In the case of scale, there is a happy medium when it comes to brand meaning that is larger than life without core messaging. It’s called strategic patience. When it came to LEGO, the notion of putting thousands of individual product pieces into the consumer’s hands in such a manner might drop jaws in C-Level boardrooms, with the notion of resulting expenses being too great. But the product itself was not the issue – rather to bring that product into a new realm of distinctive, relevant meaning. Understanding how that would work was what turned a thought into a strategic move.

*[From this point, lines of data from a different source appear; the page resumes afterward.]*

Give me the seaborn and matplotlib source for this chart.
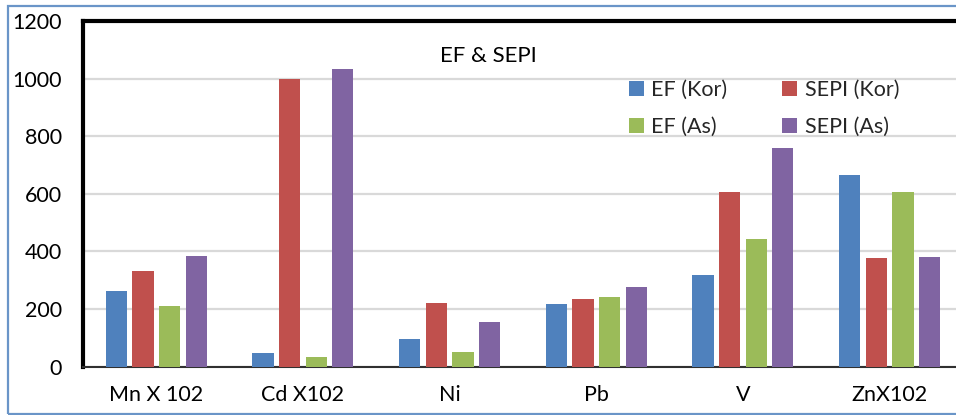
import matplotlib
matplotlib.use("Agg")
import matplotlib.pyplot as plt
from matplotlib.patches import Rectangle
import pandas as pd
import seaborn as sns

# Elements (categories) and the four index series
elements = ["Mn X 102", "Cd X102", "Ni", "Pb", "V", "ZnX102"]
series_names = ["EF (Kor)", "SEPI (Kor)", "EF (As)", "SEPI (As)"]
ef_kor = [264, 48, 95, 216, 319, 667]
sepi_kor = [332, 1000, 220, 234, 608, 378]
ef_as = [210, 34, 51, 242, 443, 606]
sepi_as = [384, 1032, 154, 277, 759, 380]
y_ticks = [0, 200, 400, 600, 800, 1000, 1200]
colors = ["#4f81bd", "#c0504d", "#9bbb59", "#8064a2"]

df = pd.DataFrame({
    "element": elements * 4,
    "series": [s for s in series_names for _ in elements],
    "value": ef_kor + sepi_kor + ef_as + sepi_as,
})

sns.set_theme(style="white")
plt.rcParams["font.family"] = ["Lato", "DejaVu Sans"]

fig = plt.figure(figsize=(9.56, 4.15), dpi=100)
ax = fig.add_axes([0.0868, 0.1164, 0.9205, 0.833])

sns.barplot(data=df, x="element", y="value", hue="series",
            order=elements, hue_order=series_names, palette=colors,
            width=0.727, gap=0.21, saturation=1, errorbar=None,
            edgecolor="none", ax=ax, zorder=3)

ax.set_xlim(-0.5, 5.5)
ax.set_ylim(0, 1200)
ax.set_yticks(y_ticks)
ax.set_yticklabels([str(t) for t in y_ticks], fontsize=15.5)
ax.tick_params(axis="y", length=0, pad=15)
ax.tick_params(axis="x", length=0, pad=13, labelsize=15.5)
ax.set_xlabel("")
ax.set_ylabel("")
for lbl in ax.get_xticklabels() + ax.get_yticklabels():
    lbl.set_color("black")

ax.yaxis.grid(True, color="#d9d9d9", linewidth=1.6, zorder=0)
ax.set_axisbelow(True)

for side in ["left", "top"]:
    ax.spines[side].set_color("black")
    ax.spines[side].set_linewidth(3.0)
ax.spines["bottom"].set_color("#303030")
ax.spines["bottom"].set_linewidth(1.5)
ax.spines["right"].set_visible(False)

ax.text(0.461, 0.9, "EF & SEPI", transform=ax.transAxes, ha="center",
        va="center", fontsize=16, color="black")

# two-column legend filled row by row: Kor series on top, As series below
handles, labels = ax.get_legend_handles_labels()
order = [0, 2, 1, 3]
ax.legend([handles[i] for i in order], [labels[i] for i in order],
          loc="upper left", bbox_to_anchor=(0.62, 0.83), ncol=2,
          frameon=False, fontsize=15.5, handlelength=0.7, handleheight=0.7,
          handletextpad=0.35, columnspacing=2.55, labelspacing=0.8,
          borderaxespad=0, borderpad=0)

# outer chart border
fig.patches.append(Rectangle((8 / 956, 1 / 415), 1.0, 408 / 415,
                             transform=fig.transFigure, fill=False,
                             edgecolor="#6a95c8", linewidth=1.6))

fig.savefig("out.png", dpi=100)
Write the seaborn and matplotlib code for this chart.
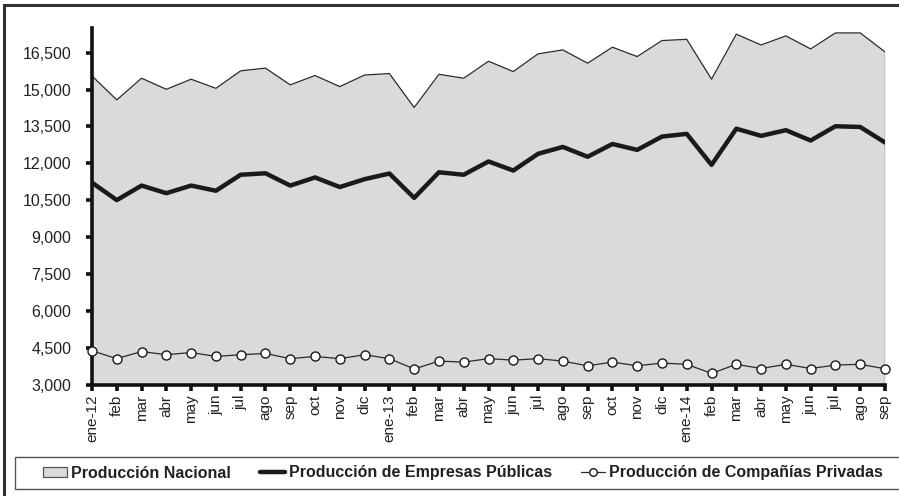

The next step is to channel that meaning to the consumer in the best way possible, and it would be remiss to not mention the advantages of Out of Home in that regard. The media’s infrastructure is designed around patterns of consumer behaviour, targeting triggers around context, locations and communities. As noted in Touchpoints, it just works better for brand building. It cannot be avoided on the frontline of everyday life and cultural zeitgeists. It’s unmissable, spanning multiple environments with contextually nuanced opportunities to hold conversations with audiences, whatever their current mood.

Looking back at any of these examples, this medium is designed to deliver for advertisers using iconic sites and enable big brand messaging at scale. What’s exciting, is not only is the medium the most effective at delivering the big message; dynamic display, enhanced inventory, new technologies and creative innovations are enhancing the ability for OOH to be a truly unique media in a league of its own.